Required work: Take every line from the first down to the line with "fig.patch.set_linewidth(1.5)" and set it down exactly, without the pictures.

Data shown:
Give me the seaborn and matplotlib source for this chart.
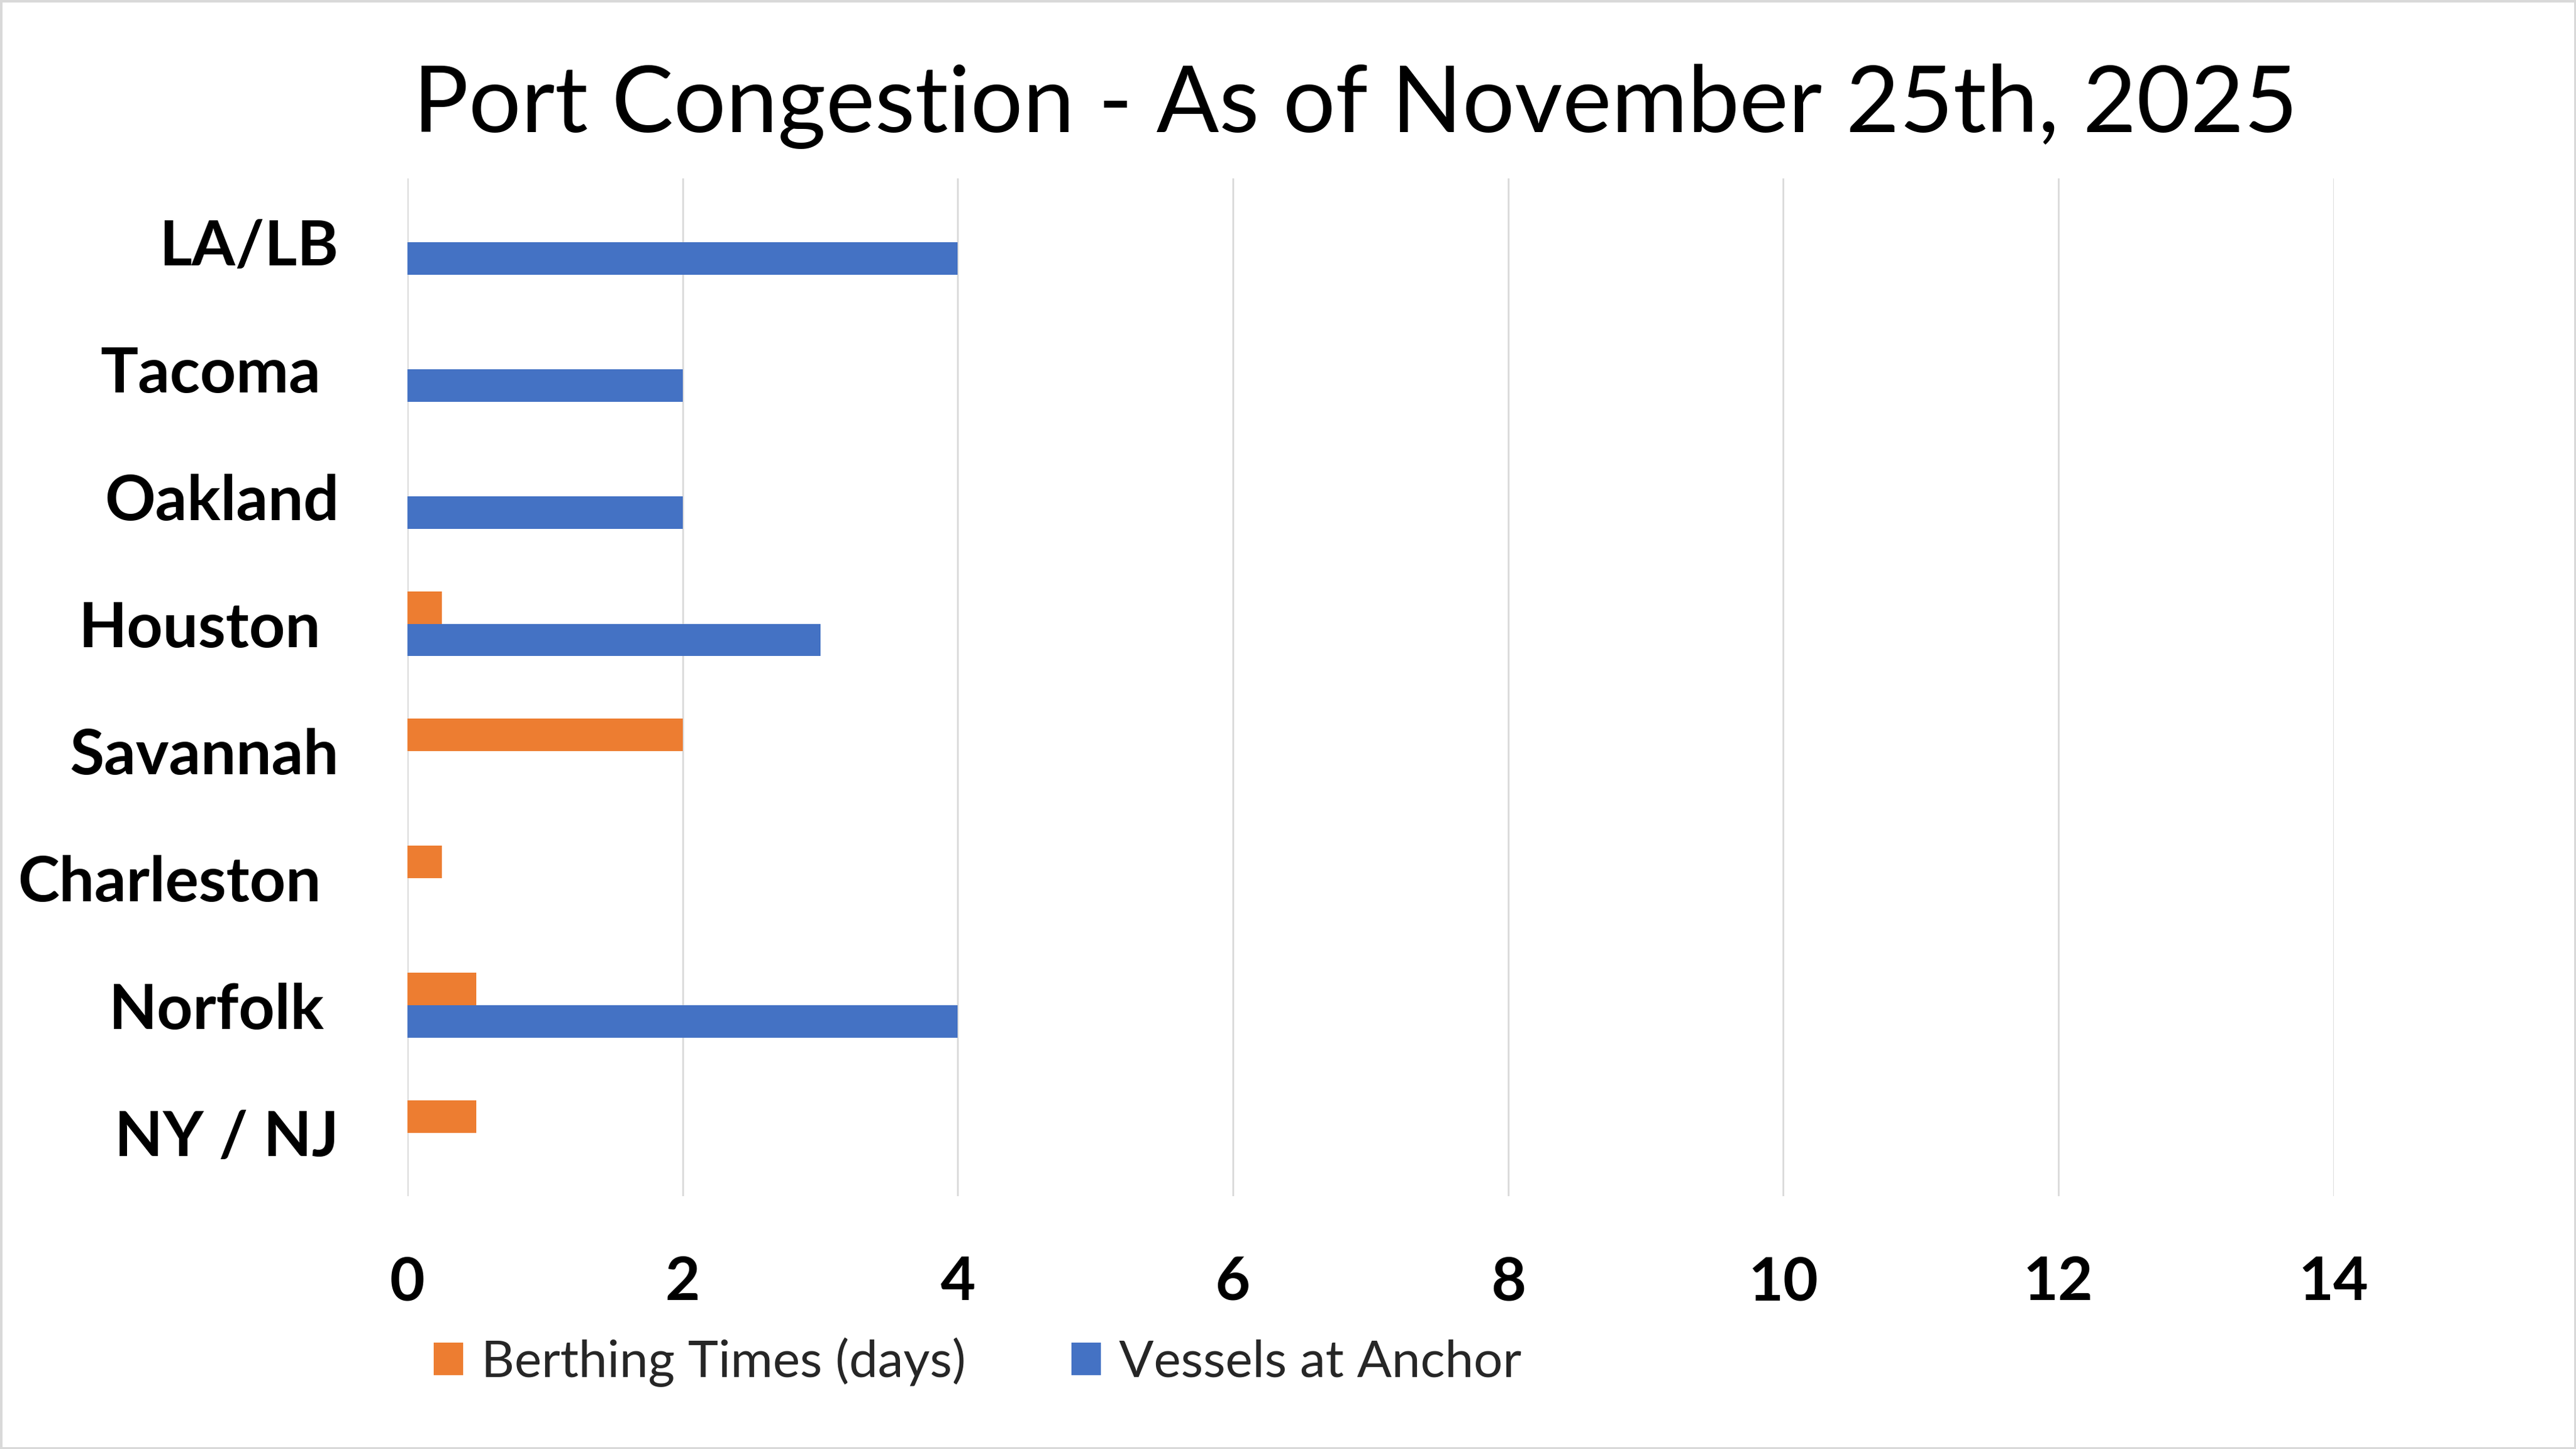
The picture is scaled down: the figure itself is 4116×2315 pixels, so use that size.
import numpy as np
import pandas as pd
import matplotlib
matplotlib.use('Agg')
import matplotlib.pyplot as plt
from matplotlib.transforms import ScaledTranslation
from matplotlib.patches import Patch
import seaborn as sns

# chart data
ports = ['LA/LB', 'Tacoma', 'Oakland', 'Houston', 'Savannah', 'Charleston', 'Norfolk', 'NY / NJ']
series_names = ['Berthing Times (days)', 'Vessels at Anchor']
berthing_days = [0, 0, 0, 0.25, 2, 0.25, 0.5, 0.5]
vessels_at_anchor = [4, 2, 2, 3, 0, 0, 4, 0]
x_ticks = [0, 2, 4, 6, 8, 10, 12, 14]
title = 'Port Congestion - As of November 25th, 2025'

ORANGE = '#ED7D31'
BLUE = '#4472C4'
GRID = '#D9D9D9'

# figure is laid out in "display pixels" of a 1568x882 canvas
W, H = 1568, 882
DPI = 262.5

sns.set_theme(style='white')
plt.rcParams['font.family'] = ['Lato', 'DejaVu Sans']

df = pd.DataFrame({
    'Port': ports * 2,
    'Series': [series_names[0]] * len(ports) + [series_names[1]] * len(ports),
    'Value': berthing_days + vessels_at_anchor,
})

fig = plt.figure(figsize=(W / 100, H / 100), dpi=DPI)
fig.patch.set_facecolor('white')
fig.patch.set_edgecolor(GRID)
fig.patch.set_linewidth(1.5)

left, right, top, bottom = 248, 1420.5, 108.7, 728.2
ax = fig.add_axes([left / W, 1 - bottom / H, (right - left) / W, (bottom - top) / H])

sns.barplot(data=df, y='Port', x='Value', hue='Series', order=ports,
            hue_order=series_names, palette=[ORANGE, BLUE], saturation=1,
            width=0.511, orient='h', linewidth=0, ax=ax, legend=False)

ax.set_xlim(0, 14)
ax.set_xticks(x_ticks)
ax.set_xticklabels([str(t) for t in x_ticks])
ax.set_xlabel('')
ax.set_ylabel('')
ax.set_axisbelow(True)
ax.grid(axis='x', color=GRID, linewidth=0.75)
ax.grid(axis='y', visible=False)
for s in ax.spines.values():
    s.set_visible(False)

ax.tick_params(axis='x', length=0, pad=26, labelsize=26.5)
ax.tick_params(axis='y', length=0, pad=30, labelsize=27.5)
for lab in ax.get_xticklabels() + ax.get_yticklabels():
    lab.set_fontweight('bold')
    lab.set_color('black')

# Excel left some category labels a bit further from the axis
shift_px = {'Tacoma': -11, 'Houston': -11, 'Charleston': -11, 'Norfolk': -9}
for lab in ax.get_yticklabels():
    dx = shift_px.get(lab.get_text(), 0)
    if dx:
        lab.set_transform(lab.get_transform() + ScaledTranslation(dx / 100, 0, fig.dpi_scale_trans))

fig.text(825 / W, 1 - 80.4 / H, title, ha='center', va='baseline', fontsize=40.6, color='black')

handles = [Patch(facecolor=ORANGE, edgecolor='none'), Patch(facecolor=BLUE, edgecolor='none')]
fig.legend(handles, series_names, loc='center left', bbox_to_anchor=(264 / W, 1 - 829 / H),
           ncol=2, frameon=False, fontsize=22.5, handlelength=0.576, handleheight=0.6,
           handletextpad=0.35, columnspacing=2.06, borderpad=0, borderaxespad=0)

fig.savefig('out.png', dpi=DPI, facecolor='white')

Correct result:
Give me the seaborn and matplotlib source for this chart.
The picture is scaled down: the figure itself is 4116×2315 pixels, so use that size.
import numpy as np
import pandas as pd
import matplotlib
matplotlib.use('Agg')
import matplotlib.pyplot as plt
from matplotlib.transforms import ScaledTranslation
from matplotlib.patches import Patch
import seaborn as sns

# chart data
ports = ['LA/LB', 'Tacoma', 'Oakland', 'Houston', 'Savannah', 'Charleston', 'Norfolk', 'NY / NJ']
series_names = ['Berthing Times (days)', 'Vessels at Anchor']
berthing_days = [0, 0, 0, 0.25, 2, 0.25, 0.5, 0.5]
vessels_at_anchor = [4, 2, 2, 3, 0, 0, 4, 0]
x_ticks = [0, 2, 4, 6, 8, 10, 12, 14]
title = 'Port Congestion - As of November 25th, 2025'

ORANGE = '#ED7D31'
BLUE = '#4472C4'
GRID = '#D9D9D9'

# figure is laid out in "display pixels" of a 1568x882 canvas
W, H = 1568, 882
DPI = 262.5

sns.set_theme(style='white')
plt.rcParams['font.family'] = ['Lato', 'DejaVu Sans']

df = pd.DataFrame({
    'Port': ports * 2,
    'Series': [series_names[0]] * len(ports) + [series_names[1]] * len(ports),
    'Value': berthing_days + vessels_at_anchor,
})

fig = plt.figure(figsize=(W / 100, H / 100), dpi=DPI)
fig.patch.set_facecolor('white')
fig.patch.set_edgecolor(GRID)
fig.patch.set_linewidth(1.5)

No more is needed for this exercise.